Model making as a theme again appears in two screen-prints, one green, one rose pink. These take the instructions for making a plastic model kit but with key information removed; the numbers that determine the sequence of the model-maker’s actions and the drawings that show what the model should look like at each step toward completion. Small circular stickers, like those used on a wall planner further mask the information the modeller craves. To what end I’m unsure, but its a piece that makes me feel uncomfortable, it gives me a sense of lost control.

Text also plays a big part in Dodd’s work and given the Japanese origin of Anime Otaku, Japanese and English texts appear by side. Some texts directly reference the Anime culture, such as menus used in pop-up cafes, but other texts come from found sources. One such text takes the form of a till receipt, though one massively out of scale, cascading down the gallery wall and across the gallery floor. Reading the text I become confused. The author’s words might mean food, small dishes served up in the pop-up cafe, or do the words describe the acquisition of more Anime objects. I’m unsure. Maybe it doesn’t matter. Either way it talks to the idea of consumerism, of over-use, of waste and the often confused notions of ‘need’ and ‘want’.

All of these elements come together in Dodd’s film work, showing on the large screen television (you can also access the film and soundtrack by scanning the QR code in the gallery window). Its worth spending the time to contemplate this work. Some of the pieces on show in White Column also feature in the film. Once again I get a sense of both playfulness, but also tension and anxiety. 

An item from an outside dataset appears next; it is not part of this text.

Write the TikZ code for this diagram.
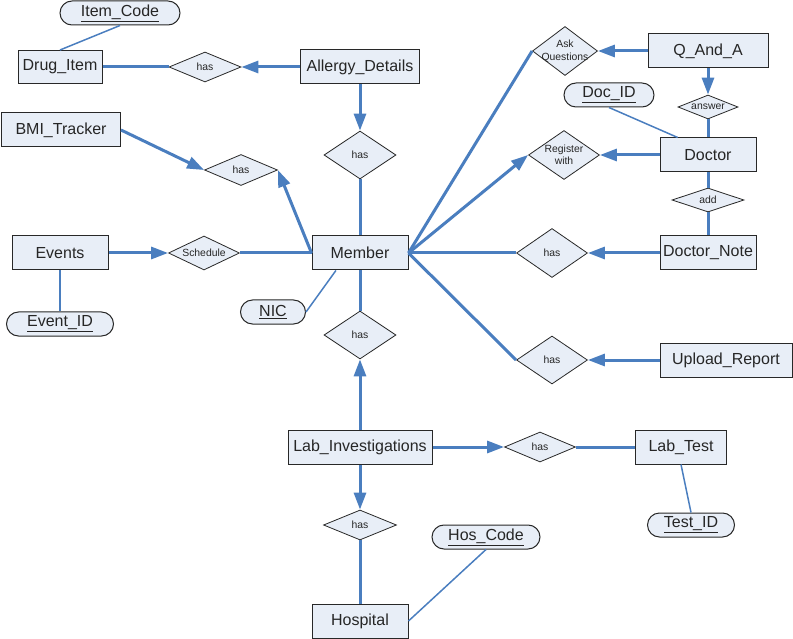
\documentclass[tikz,border=0pt]{standalone}
\usepackage{fontspec}
\setmainfont{Liberation Sans}
\usetikzlibrary{shapes.geometric,arrows.meta}
\definecolor{erline}{RGB}{74,126,191}
\definecolor{erfill}{RGB}{232,238,247}
\definecolor{erborder}{RGB}{40,40,40}

\begin{document}
\begin{tikzpicture}[x=1pt,y=-1pt,
  entity/.style={draw=erborder,fill=erfill,line width=1pt,minimum height=34pt,inner sep=2pt,font=\fontsize{16}{19}\selectfont,text=black!85},
  attrib/.style={draw=erborder,fill=erfill,line width=1pt,rounded corners=12pt,minimum height=24pt,inner sep=2pt,font=\fontsize{16}{19}\selectfont,text=black!85},
  rel/.style={diamond,draw=erborder,fill=erfill,line width=0.8pt,inner sep=0pt,aspect=2,font=\fontsize{10.4}{12.5}\selectfont,text=black!85,align=center},
  link/.style={draw=erline,line width=3pt},
  tolink/.style={link,-{Triangle[length=17pt,width=12pt]}},
  keylink/.style={draw=erline,line width=1.5pt}]
\useasboundingbox (0,0) rectangle (793,639);

\node[attrib,minimum width=120pt] (itemcode) at (120,13) {\underline{Item\_Code}};
\node[entity,minimum width=84pt,minimum height=33pt] (drugitem) at (60,67) {Drug\_Item};
\node[rel,minimum width=72pt,minimum height=30pt] (hasdrug) at (205,67) {has};
\node[entity,minimum width=119pt] (allergy) at (360,67) {Allergy\_Details};
\node[rel,minimum width=72pt,minimum height=48pt] (hasallergy) at (360,155) {has};
\node[entity,minimum width=119pt] (bmi) at (61,130) {BMI\_Tracker};
\node[rel,minimum width=73pt,minimum height=31pt] (hasbmi) at (241,170) {has};

\node[rel,aspect=1.33,inner xsep=-6.5pt,minimum width=65pt,minimum height=49pt] (askq) at (565,51) {Ask\\Questions};
\node[entity,minimum width=120pt] (qanda) at (708,51) {Q\_And\_A};
\node[attrib,minimum width=90pt] (docid) at (609,95) {\underline{Doc\_ID}};
\node[rel,minimum width=60pt,minimum height=24pt] (answer) at (708,107) {answer};
\node[entity,minimum width=96pt] (doctor) at (708,155) {Doctor};
\node[rel,aspect=1.45,inner xsep=-1pt,minimum width=71pt,minimum height=49pt] (register) at (564,155) {Register\\with};
\node[rel,minimum width=72pt,minimum height=24pt] (add) at (708,200) {add};

\node[entity,minimum width=96pt] (events) at (60,253) {Events};
\node[rel,minimum width=71pt,minimum height=34pt] (schedule) at (204,253) {Schedule};
\node[entity,minimum width=96pt] (member) at (360,253) {Member};
\node[attrib,minimum width=107pt] (eventid) at (60,324) {\underline{Event\_ID}};
\node[attrib,minimum width=65pt] (nic) at (273,312) {\underline{NIC}};
\node[rel,minimum width=71pt,minimum height=49pt] (hasnote) at (552,253) {has};
\node[entity,minimum width=96pt] (docnote) at (708,253) {Doctor\_Note};
\node[rel,minimum width=71pt,minimum height=48pt] (hasreport) at (552,360) {has};
\node[entity,minimum width=132pt] (upload) at (726,360) {Upload\_Report};

\node[rel,minimum width=72pt,minimum height=48pt] (hasmember) at (360,335) {has};
\node[entity,minimum width=144pt] (labinv) at (360,447) {Lab\_Investigations};
\node[rel,minimum width=71pt,minimum height=30pt] (haslabtest) at (540,447) {has};
\node[entity,minimum width=91pt] (labtest) at (681,447) {Lab\_Test};
\node[attrib,minimum width=87pt] (testid) at (691,525) {\underline{Test\_ID}};
\node[rel,minimum width=73pt,minimum height=30pt] (hashospital) at (360,525) {has};
\node[attrib,minimum width=108pt] (hoscode) at (486,537) {\underline{Hos\_Code}};
\node[entity,minimum width=96pt] (hospital) at (360,621) {Hospital};

\draw[keylink] (itemcode.south) -- (drugitem.north);
\draw[link] (drugitem.east) -- (hasdrug.west);
\draw[tolink] (allergy.west) -- (hasdrug.east);
\draw[tolink] (allergy.south) -- (hasallergy.north);
\draw[link] (hasallergy.south) -- (member.north);
\draw[tolink] (bmi.east) -- (hasbmi.west);
\draw[tolink] (member.west) -- (hasbmi.east);
\draw[tolink] (events.east) -- (schedule.west);
\draw[link] (schedule.east) -- (member.west);
\draw[keylink] (events.south) -- (eventid.north);
\draw[keylink] (nic.east) -- (member.216);

\draw[link] (member.east) -- (askq.west);
\draw[tolink] (qanda.west) -- (askq.east);
\draw[tolink] (qanda.south) -- (answer.north);
\draw[link] (answer.south) -- (doctor.north);
\draw[keylink] (docid.south) -- (doctor.150);
\draw[tolink] (member.east) -- (register.west);
\draw[tolink] (doctor.west) -- (register.east);
\draw[link] (doctor.south) -- (add.north);
\draw[link] (add.south) -- (docnote.north);
\draw[link] (member.east) -- (hasnote.west);
\draw[tolink] (docnote.west) -- (hasnote.east);
\draw[link] (member.east) -- (hasreport.west);
\draw[tolink] (upload.west) -- (hasreport.east);

\draw[link] (member.south) -- (hasmember.north);
\draw[tolink] (labinv.north) -- (hasmember.south);
\draw[tolink] (labinv.east) -- (haslabtest.west);
\draw[link] (haslabtest.east) -- (labtest.west);
\draw[keylink] (labtest.south) -- (testid.north);
\draw[tolink] (labinv.south) -- (hashospital.north);
\draw[link] (hashospital.south) -- (hospital.north);
\draw[keylink] (hoscode.south) -- (hospital.east);
\end{tikzpicture}
\end{document}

The camera focuses largely on one person in the film, most likely Dodd’s herself, though we don’t get to see their face. The opening sequence looks like a tea ceremony, the hands of the figure on screen playing with the tea cup but the delicate tea cup contains not tea, but small, bright plastic beads. They also hold onto and peruse a large menu, the same one on the gallery wall, but I’m left wondering if they order food or more plastic Anime figures? The close-up of the character’s fidgeting hands reads as both excitement and anxiety. Feelings triggered by the the choices on offer, the excitement and anxiety of placing an order, anxious feelings about the public space, anxious about displaying their passion for their collection. Close-up, sharp, crystal clear images dominate the film, but the narrow frame restricts the information the viewer can access, we see only a snippet of the scene. 

This encourages us to use our imagination to paint a wider picture, fill in those gaps, creating our own version of the story. Maybe an allusion to the problematic nature of collecting, the focus, passion and love for the acquired object blinding the collector to the waste, the accumulation of wanted but not needed objects and our fragile relationship with the environment? The quote in the front cover of the exhibition catalogue hints at this paradox;

You probably know it’s easy to just buy a lot of stuff that ends up just sitting in your drawer’.